The following gives an overall view of my research directions. Each bold underlined item takes you to the details of my research activities and publications in that area. Here is a summary of my research directions and future goals.  

The last few decades have witnessed significant progress in the field of observational cosmology. The study of hydrogen -- the most abundant element in the universe -- at the earliest times, assures unprecedented vistas into cosmology and astrophysics. The epoch of Cosmic Dawn, when the first stars and galaxies were born -- often seen as the 'final frontier' of research in observational cosmology today -- is within easy reach of future ground- and space-based facilities. Intensity mapping (a technique in which large cosmological volumes can be mapped without the need to resolve individual objects) has emerged as a novel, complementary tool to extract exciting physics and astrophysics from cosmological observations. Multi-messenger studies enabled by gravitational waves promise fascinating insights into the nature of the very first galaxies and black holes. An accurate understanding of the astrophysics allows to exploit the tremendous potential of next generation surveys to constrain theories of gravity and fundamental physics on the grandest scales. We are thus on the threshold of the richest available cosmological dataset in the coming years, facilitating the most precise constraints on theories of Fundamental Physics.
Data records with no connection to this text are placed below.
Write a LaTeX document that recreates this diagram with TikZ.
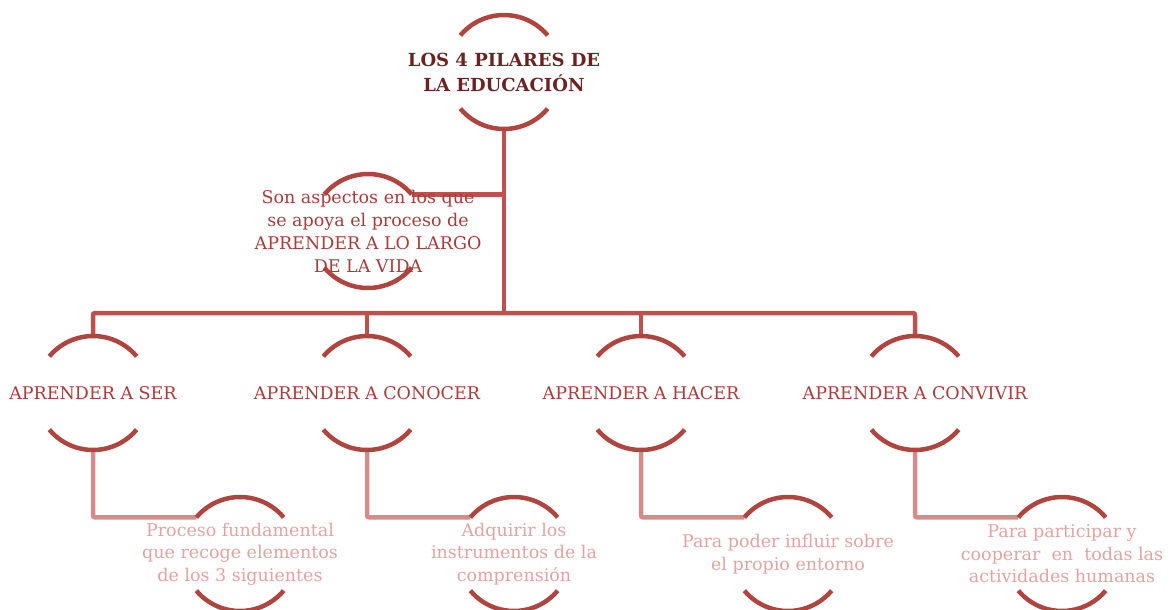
\documentclass[tikz,border=0pt]{standalone}
\usepackage{fontspec}
\setmainfont{DejaVu Serif}
\usetikzlibrary{backgrounds}

\definecolor{arcred}{HTML}{B0443F}
\definecolor{linkred}{HTML}{C0504D}
\definecolor{sublinkred}{HTML}{D48C8A}
\definecolor{titlered}{HTML}{6B2321}
\definecolor{pillarred}{HTML}{A63D39}
\definecolor{descpink}{HTML}{E2A3A1}

\begin{document}
\begin{tikzpicture}[x=1pt,y=1pt,node distance=274pt,
  ring/.style={circle,minimum size=114pt,inner sep=0pt,outer sep=0pt},
  title text/.style={font=\fontsize{18}{25}\selectfont\bfseries,
    text=titlered,align=center},
  pillar text/.style={font=\fontsize{17.5}{23}\selectfont,
    text=pillarred,align=center},
  desc text/.style={font=\fontsize{17.5}{22.5}\selectfont,
    text=descpink,align=center},
  arc line/.style={draw=arcred,line width=4.5pt},
  link/.style={draw=linkred,line width=4.5pt,rounded corners=2pt},
  sublink/.style={draw=sublinkred,line width=4.5pt,rounded corners=2pt}]

  \useasboundingbox (0,0) rectangle (1175,-610);

  \node[ring,label={[title text]center:{LOS 4 PILARES DE\\LA EDUCACIÓN}}]
    (TITLE) at (504,-72) {};
  \node[ring,label={[pillar text]center:{Son aspectos en los que\\se apoya el proceso de\\APRENDER A LO LARGO\\DE LA VIDA}}]
    (ASPECTOS) at (368,-231) {};
  \coordinate (BAR) at (504,-313);

  \node[ring,label={[pillar text]center:APRENDER A SER}] (SER) at (93,-393) {};
  \node[ring,label={[pillar text]center:APRENDER A CONOCER}] (CONOCER) [right of=SER] {};
  \node[ring,label={[pillar text]center:APRENDER A HACER}] (HACER) [right of=CONOCER] {};
  \node[ring,label={[pillar text]center:APRENDER A CONVIVIR}] (CONVIVIR) [right of=HACER] {};

  \node[ring,label={[desc text]center:{Proceso fundamental\\que recoge elementos\\de los 3 siguientes}}]
    (PROC) at (240,-554) {};
  \node[ring,label={[desc text]center:{Adquirir los\\instrumentos de la\\comprensión}}]
    (INSTR) [right of=PROC] {};
  \node[ring,label={[desc text]center:{Para poder influir sobre\\el propio entorno}}]
    (ENTORNO) [right of=INSTR] {};
  \node[ring,label={[desc text]center:{Para participar y\\cooperar ~en ~todas las\\actividades humanas}}]
    (COOPERAR) [right of=ENTORNO] {};

  \begin{scope}[on background layer]
    % tree connectors
    \draw[link] (TITLE.south) -- (BAR);
    \draw[link] (ASPECTOS.40) -- (ASPECTOS.40 -| TITLE.south);
    \draw[link] (SER.north) |- (BAR) -| (CONVIVIR.north);
    \draw[link] (CONOCER.north) -- (CONOCER.north |- BAR);
    \draw[link] (HACER.north) -- (HACER.north |- BAR);
    \draw[sublink] (SER.south) |- (PROC.140);
    \draw[sublink] (CONOCER.south) |- (INSTR.140);
    \draw[sublink] (HACER.south) |- (ENTORNO.140);
    \draw[sublink] (CONVIVIR.south) |- (COOPERAR.140);
    % open rings
    \foreach \n in {TITLE,ASPECTOS,SER,CONOCER,HACER,CONVIVIR,PROC,INSTR,ENTORNO,COOPERAR}{
      \draw[arc line] (\n.40) arc[start angle=40,end angle=140,radius=57pt];
      \draw[arc line] (\n.220) arc[start angle=220,end angle=320,radius=57pt];
    }
  \end{scope}
\end{tikzpicture}
\end{document}
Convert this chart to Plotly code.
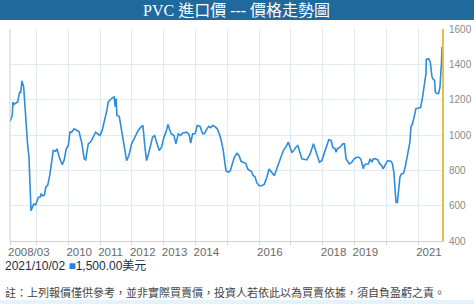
import plotly.graph_objects as go

# ---- data ----
dates = [
    "2008-03-01", "2008-03-27", "2008-04-04", "2008-04-16", "2008-05-28", "2008-06-20", "2008-07-02",
    "2008-07-16", "2008-08-05", "2008-08-28", "2008-09-20", "2008-10-05", "2008-10-28", "2008-11-28",
    "2008-12-21", "2009-01-20", "2009-02-12", "2009-02-23", "2009-03-07", "2009-03-30", "2009-04-18",
    "2009-05-08", "2009-05-31", "2009-07-11", "2009-08-07", "2009-08-22", "2009-09-18", "2009-10-22",
    "2009-11-14", "2009-12-07", "2009-12-31", "2010-01-19", "2010-02-07", "2010-03-06", "2010-04-17",
    "2010-05-02", "2010-06-02", "2010-07-02", "2010-07-18", "2010-08-17", "2010-09-17", "2010-10-13",
    "2010-11-10", "2010-12-03", "2010-12-30", "2011-01-24", "2011-02-24", "2011-03-19", "2011-04-03",
    "2011-04-20", "2011-05-04", "2011-05-24", "2011-06-11", "2011-06-23", "2011-07-04", "2011-07-12",
    "2011-08-08", "2011-09-04", "2011-10-01", "2011-11-01", "2011-11-27", "2011-12-28", "2012-02-04",
    "2012-03-13", "2012-04-13", "2012-05-06", "2012-05-29", "2012-06-17", "2012-07-14", "2012-08-14",
    "2012-08-25", "2012-09-17", "2012-10-10", "2012-11-09", "2012-12-06", "2013-01-03", "2013-01-26",
    "2013-02-18", "2013-03-05", "2013-03-27", "2013-04-28", "2013-05-20", "2013-06-16", "2013-07-14",
    "2013-08-06", "2013-09-21", "2013-10-20", "2013-11-06", "2013-11-28", "2013-12-28", "2014-01-20",
    "2014-02-20", "2014-03-23", "2014-04-11", "2014-05-08", "2014-05-31", "2014-06-23", "2014-07-16",
    "2014-08-08", "2014-09-07", "2014-09-30", "2014-10-23", "2014-11-15", "2014-12-05", "2014-12-16",
    "2015-01-12", "2015-02-04", "2015-02-27", "2015-03-22", "2015-04-22", "2015-05-15", "2015-06-07",
    "2015-07-03", "2015-07-31", "2015-08-23", "2015-09-15", "2015-09-30", "2015-10-26", "2015-11-15",
    "2015-12-04", "2016-01-01", "2016-01-31", "2016-03-01", "2016-03-29", "2016-04-24", "2016-05-25",
    "2016-06-24", "2016-07-21", "2016-08-17", "2016-09-09", "2016-10-05", "2016-11-02", "2016-12-02",
    "2016-12-21", "2017-01-11", "2017-02-03", "2017-02-26", "2017-03-21", "2017-04-13", "2017-05-06",
    "2017-07-02", "2017-08-09", "2017-09-16", "2017-10-25", "2017-11-24", "2017-12-21", "2018-01-16",
    "2018-02-16", "2018-03-11", "2018-04-07", "2018-04-26", "2018-05-23", "2018-06-03", "2018-06-18",
    "2018-07-19", "2018-08-19", "2018-09-07", "2018-09-26", "2018-10-11", "2018-11-03", "2018-12-01",
    "2018-12-27", "2019-01-27", "2019-02-19", "2019-03-14", "2019-03-29", "2019-04-13", "2019-04-21",
    "2019-05-14", "2019-06-10", "2019-06-29", "2019-07-19", "2019-08-06", "2019-08-29", "2019-09-23",
    "2019-10-19", "2019-11-11", "2019-11-26", "2019-12-18", "2020-01-11", "2020-01-26", "2020-02-26",
    "2020-03-12", "2020-03-28", "2020-04-12", "2020-04-23", "2020-05-08", "2020-05-20", "2020-06-05",
    "2020-06-20", "2020-07-16", "2020-08-05", "2020-08-24", "2020-09-12", "2020-09-28", "2020-10-10",
    "2020-10-28", "2020-11-20", "2020-12-06", "2021-01-06", "2021-01-29", "2021-02-21", "2021-03-16",
    "2021-04-01", "2021-04-05", "2021-05-01", "2021-05-20", "2021-06-09", "2021-06-24", "2021-07-09",
    "2021-07-17", "2021-08-01", "2021-08-24", "2021-09-09", "2021-09-20", "2021-09-26", "2021-10-02",
]
prices = [
    1077, 1111, 1187, 1174, 1187, 1244, 1238,
    1306, 1272, 1083, 940, 874, 571, 609,
    605, 646, 650, 669, 656, 658, 707,
    715, 770, 912, 908, 922, 874, 832,
    859, 922, 940, 1016, 1016, 1035, 1026,
    1020, 959, 865, 859, 950, 963, 988,
    1016, 1007, 997, 1026, 1083, 1140, 1187,
    1197, 1206, 1212, 1216, 1159, 1206, 1111,
    1106, 1026, 922, 855, 884, 950, 988,
    1026, 1045, 1054, 931, 855, 902, 969,
    988, 997, 959, 912, 931, 988, 1016,
    1060, 1035, 1007, 997, 950, 1007, 997,
    1011, 1016, 1001, 954, 1007, 1007, 1054,
    1050, 1007, 1007, 1030, 1049, 1041, 1054,
    1049, 1035, 1007, 969, 912, 817, 798,
    789, 798, 836, 874, 897, 884, 851,
    846, 840, 808, 798, 798, 770, 764,
    732, 713, 713, 722, 760, 808, 789,
    770, 808, 846, 874, 912, 931, 959,
    931, 902, 912, 931, 940, 902, 865,
    859, 893, 950, 893, 846, 855, 893,
    950, 973, 969, 931, 922, 902, 922,
    931, 950, 950, 865, 855, 836, 846,
    865, 874, 874, 865, 827, 808, 827,
    836, 836, 865, 846, 865, 865, 860,
    836, 827, 808, 827, 851, 855, 851,
    836, 789, 685, 618, 618, 666, 760,
    779, 783, 817, 865, 912, 959, 1045,
    1064, 1111, 1149, 1153, 1155, 1216, 1282,
    1349, 1428, 1432, 1415, 1329, 1314, 1310,
    1244, 1235, 1235, 1272, 1367, 1405, 1500,
]
x_tick_vals = ["2008-03-01", "2009-01-01", "2010-01-01", "2011-01-01", "2012-01-01", "2013-01-01",
               "2014-01-01", "2015-01-01", "2016-01-01", "2017-01-01", "2018-01-01", "2019-01-01",
               "2020-01-01", "2021-01-01"]
x_tick_text = ["2008/03", "", "2010", "2011", "2012", "2013", "2014", "", "2016", "", "2018", "2019", "", "2021"]
y_tick_vals = [400, 600, 800, 1000, 1200, 1400, 1600]

title_text = "PVC 進口價 --- 價格走勢圖"
last_label = "2021/10/02 <span style='color:#1f86de'>■</span>1,500.00美元"
note_text = "註：上列報價僅供參考，並非實際買賣價，投資人若依此以為買賣依據，須自負盈虧之責。"

W, H = 474, 304
L, R, T, B = 10, 32, 29, 63
PW, PH = W - L - R, H - T - B


def px_x(px):
    return (px - L) / PW


def px_y(py):
    return (H - B - py) / PH


fig = go.Figure()
fig.add_trace(go.Scatter(
    x=dates, y=prices, mode="lines",
    line=dict(color="#2d8ddb", width=1.6),
    hoverinfo="skip", showlegend=False,
))

fig.update_layout(
    width=W, height=H,
    margin=dict(l=L, r=R, t=T, b=B, pad=0),
    paper_bgcolor="white", plot_bgcolor="white",
    font=dict(family="Arial, Liberation Sans, Noto Sans CJK TC", color="#666"),
    showlegend=False,
)
fig.update_xaxes(
    type="date", range=["2008-03-01", "2021-10-02"],
    tickvals=x_tick_vals, ticktext=x_tick_text, tickangle=0,
    ticklabelposition="outside right", ticklabelshift=-3, ticklabelstandoff=0,
    ticks="outside", ticklen=3, tickcolor="#cfcfcf",
    tickfont=dict(size=11.5, color="#6a6a6a", family="Arial, Liberation Sans"),
    showgrid=True, gridcolor="#dfeaf3", gridwidth=1,
    showline=True, linecolor="#d0d0d0", linewidth=1,
    zeroline=False, fixedrange=True, automargin=False,
)
fig.update_yaxes(
    side="right", range=[400, 1600], tickvals=y_tick_vals,
    tickfont=dict(size=10, color="#8a8a8a", family="Arial, Liberation Sans"),
    ticklabelstandoff=3,
    showgrid=True, gridcolor="#dfeaf3", gridwidth=1,
    showline=True, linecolor="#e3c04e", linewidth=2,
    zeroline=False, fixedrange=True, automargin=False,
)

# title bar
fig.add_shape(type="rect", xref="paper", yref="paper",
              x0=px_x(0), x1=px_x(W), y0=px_y(20), y1=px_y(0),
              fillcolor="#1f699c", line_width=0, layer="below")
# left border
fig.add_shape(type="line", xref="paper", yref="paper",
              x0=0, x1=0, y0=0, y1=1, line=dict(color="#cfcfcf", width=1))
# bottom band
fig.add_shape(type="rect", xref="paper", yref="paper",
              x0=px_x(0), x1=px_x(W), y0=px_y(H), y1=px_y(300),
              fillcolor="#e3f2fb", line_width=0, layer="below")

fig.add_annotation(text=title_text, xref="paper", yref="paper",
                   x=px_x(237), y=px_y(10.5), xanchor="center", yanchor="middle",
                   showarrow=False,
                   font=dict(size=16, color="white",
                             family="Liberation Serif, DejaVu Serif, Noto Sans CJK TC"))
fig.add_annotation(text=last_label, xref="paper", yref="paper",
                   x=px_x(3), y=px_y(266), xanchor="left", yanchor="middle",
                   showarrow=False,
                   font=dict(size=12, color="#1e2b45",
                             family="Arial, Liberation Sans, Noto Sans CJK TC"))
fig.add_annotation(text=note_text, xref="paper", yref="paper",
                   x=px_x(3), y=px_y(292), xanchor="left", yanchor="middle",
                   showarrow=False,
                   font=dict(size=11, color="#444",
                             family="Arial, Liberation Sans, Noto Sans CJK TC"))

fig.write_html("out.html")
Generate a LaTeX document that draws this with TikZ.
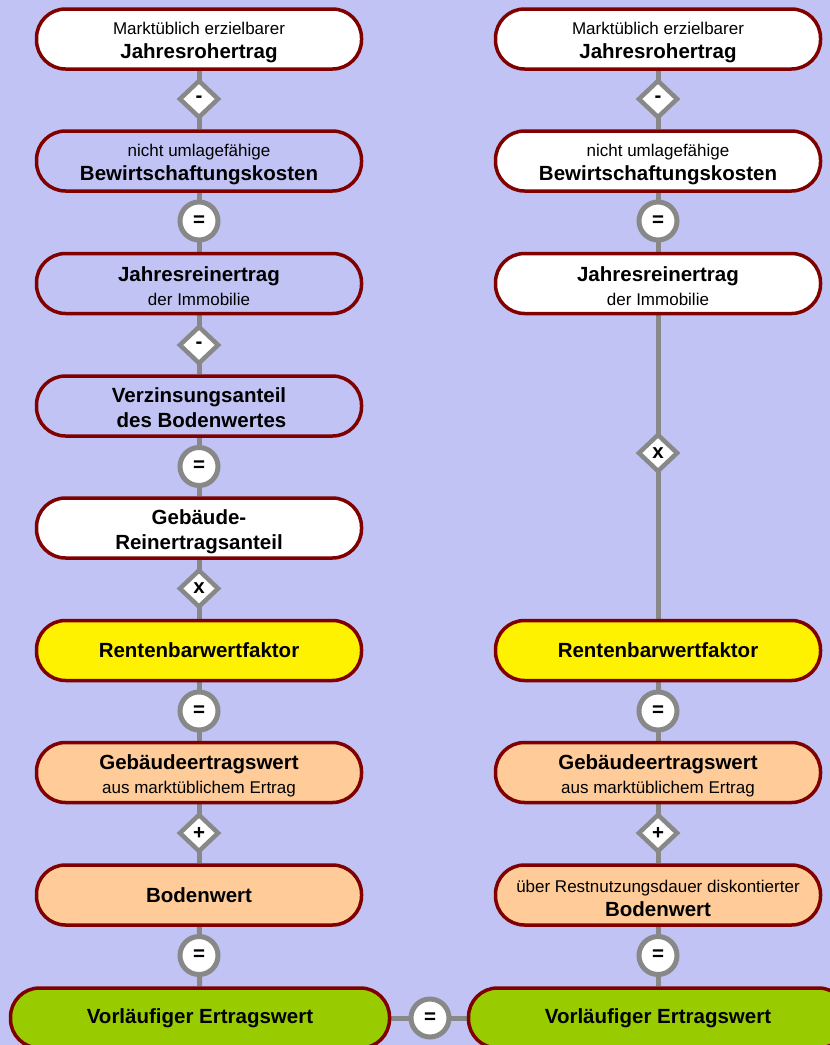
\documentclass[tikz,border=0pt]{standalone}
\usepackage{fontspec}
\setmainfont{Liberation Sans}
\usetikzlibrary{shapes.geometric,backgrounds}
\definecolor{bg}{RGB}{192,195,244}
\definecolor{frame}{RGB}{128,0,0}
\definecolor{peach}{RGB}{255,204,153}
\definecolor{lime}{RGB}{153,204,0}
\definecolor{conn}{RGB}{136,136,136}
\newcommand{\rg}{\fontsize{17}{24}\selectfont}
\newcommand{\bd}{\fontsize{20.5}{24}\selectfont\bfseries}
\newcommand{\tsa}{\rule{0pt}{18.5pt}}
\newcommand{\tsb}{\rule{0pt}{21pt}}
\begin{document}
\begin{tikzpicture}[x=1pt,y=-1pt,
 box/.style={draw=frame, line width=3.5pt, rounded corners=29pt, minimum width=325pt, minimum height=60pt, align=center, inner sep=0pt, font=\rg},
 widebox/.style={box, minimum width=379pt},
 link/.style={draw=conn, line width=5pt},
 opdia/.style={diamond, draw=conn, fill=white, line width=4.5pt, minimum width=40pt, minimum height=38pt, inner sep=0pt, font=\bd},
 opcirc/.style={circle, draw=conn, fill=white, line width=5pt, minimum size=38pt, inner sep=0pt, font=\bd}]
\useasboundingbox (0,0) rectangle (830,1045);
\clip (0,0) rectangle (830,1045);
% left column
\node[box,fill=white] (L1) at (199,39) {\tsa Marktüblich erzielbarer\\{\bd Jahresrohertrag}};
\node[box,fill=bg] (L2) at (199,161) {\tsa nicht umlagefähige\\{\bd Bewirtschaftungskosten}};
\node[box,fill=bg] (L3) at (199,283.5) {{\bd\tsb Jahresreinertrag}\\der Immobilie};
\node[box,fill=bg] (L4) at (199,406) {{\bd\rule{0pt}{18pt}Verzinsungsanteil}\\[1pt]{\bd \hspace*{5pt}des Bodenwertes}};
\node[box,fill=white] (L5) at (199,528) {{\bd\rule{0pt}{22pt}Gebäude-}\\[1pt]{\bd Reinertragsanteil}};
\node[box,fill=yellow] (L6) at (199,650.5) {{\bd Rentenbarwertfaktor}};
\node[box,fill=peach] (L7) at (199,772.5) {{\bd\tsb Gebäudeertragswert}\\aus marktüblichem Ertrag};
\node[box,fill=peach] (L8) at (199,895) {{\bd Bodenwert}};
\node[widebox,fill=lime] (L9) at (200,1018) {{\bd Vorläufiger Ertragswert}};
% right column
\node[box,fill=white] (R1) at (658,39) {\tsa Marktüblich erzielbarer\\{\bd Jahresrohertrag}};
\node[box,fill=white] (R2) at (658,161) {\tsa nicht umlagefähige\\{\bd Bewirtschaftungskosten}};
\node[box,fill=white] (R3) at (658,283.5) {{\bd\tsb Jahresreinertrag}\\der Immobilie};
\node[box,fill=yellow] (R6) at (658,650.5) {{\bd Rentenbarwertfaktor}};
\node[box,fill=peach] (R7) at (658,772.5) {{\bd\tsb Gebäudeertragswert}\\aus marktüblichem Ertrag};
\node[box,fill=peach] (R8) at (658,895) {\tsa über Restnutzungsdauer diskontierter\\{\bd Bodenwert}};
\node[widebox,fill=lime] (R9) at (658,1018) {{\bd Vorläufiger Ertragswert}};
% connectors and background
\begin{scope}[on background layer]
\fill[bg] (0,0) rectangle (830,1045);
\draw[link] (L1) -- (L2);
\draw[link] (L2) -- (L3);
\draw[link] (L3) -- (L4);
\draw[link] (L4) -- (L5);
\draw[link] (L5) -- (L6);
\draw[link] (L6) -- (L7);
\draw[link] (L7) -- (L8);
\draw[link] (L8) -- (L9);
\draw[link] (R1) -- (R2);
\draw[link] (R2) -- (R3);
\draw[link] (R3) -- (R6);
\draw[link] (R6) -- (R7);
\draw[link] (R7) -- (R8);
\draw[link] (R8) -- (R9);
\draw[link] (L9) -- (R9);
\end{scope}
% operators
\node[opdia] (oL1) at (199,99) {-};
\node[opcirc] (oL2) at (199,221) {=};
\node[opdia] (oL3) at (199,345) {-};
\node[opcirc] (oL4) at (199,466.5) {=};
\node[opdia] (oL5) at (199,588.5) {x};
\node[opcirc] (oL6) at (199,711) {=};
\node[opdia] (oL7) at (199,833) {+};
\node[opcirc] (oL8) at (199,955.5) {=};
\node[opdia] (oR1) at (658,99) {-};
\node[opcirc] (oR2) at (658,221) {=};
\node[opdia] (oR3) at (658,453) {x};
\node[opcirc] (oR6) at (658,711) {=};
\node[opdia] (oR7) at (658,833) {+};
\node[opcirc] (oR8) at (658,955.5) {=};
\node[opcirc] (oB) at (430,1018) {=};
\end{tikzpicture}
\end{document}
My research uses a unique combination of analytical, statistical and simulation tools suited to extract the maximum information from the multi-messenger data from the Cosmic Dawn to the present day.

Lensing of the Cosmic Microwave Background : At the earliest epochs, radiation decoupled from the neutral baryonic matter in the first major phase transition of the observable universe known as the epoch of recombination, which occurred about 300,000 years after the Big Bang (redshifts about 1100). This primordial radiation is observable today as the cosmic microwave background (CMB). Analyzing the lensing of the CMB power spectra provides exciting insights into the intervening universe between us and the epoch of recombination.

The Epoch of Reionization : Most of the baryonic material in the universe was (and even now, is) in the diffuse component between galaxies, known as the intergalactic medium (IGM). The IGM was almost fully composed of neutral hydrogen gas at the end of the epoch of recombination, with small (about 10%) amounts of neutral helium and remained so (a period known as the dark ages of the universe) until the first stars and galaxies formed about a few hundred million years later. These luminous sources contributed ionizing photons to complete the second major phase transition in the observable universe known as cosmic reionization. Today, we see an almost completely ionized IGM. Investigating this transition hence offers valuable clues towards the physics of the baryonic matter in the universe and the first stars and galaxies.

After Reionization : At later epochs (about a few billion years after the Big Bang; redshifts 1.5 to 4), the 21-cm line emission from neutral hydrogen (HI) is expected to be a powerful probe of the gas content of the universe. Mapping the distribution of HI has been carried out using a number of approaches : galaxy surveys, 21-cm intensity mapping experiments without resolving the individual galaxies, and higher-redshift Damped Lyman Alpha (DLA) observations. These studies enable one to constrain the neutral gas evolution in the post-reionization universe. Hence, the study of this period forms an important probe of the later stages of evolution of the universe.

The period between redshifts 2-4 is also important from the point of view of stellar and galaxy evolution. It is during this time that star formation in the universe reached its peak. Several important tracers, like the carbon monoxide (CO) molecule and ionized carbon (CII) can be used to constrain the distribution of star formation. This is also especially important to constrain reionization, since the ALMA telescope has now provided us with individual galaxy detections in these tracers at very early times (redshifts 6-9), which provide essential synergies with next generation 21 cm experiments.

The cosmological constant problem: As an aside from doing more observationally-oriented cosmology, I also made an excursion into a fundamental physics problem during my research! The current universe (the last 6 billion years of cosmic time) is characterized by the domination of the cosmological constant, which leads to the late-time accelerating phase of the universe. The extremely small value of the cosmological constant is a major puzzle in current cosmology (known as the cosmological constant problem). Resolving the cosmological constant problem is one of the important challenges of present-day cosmology.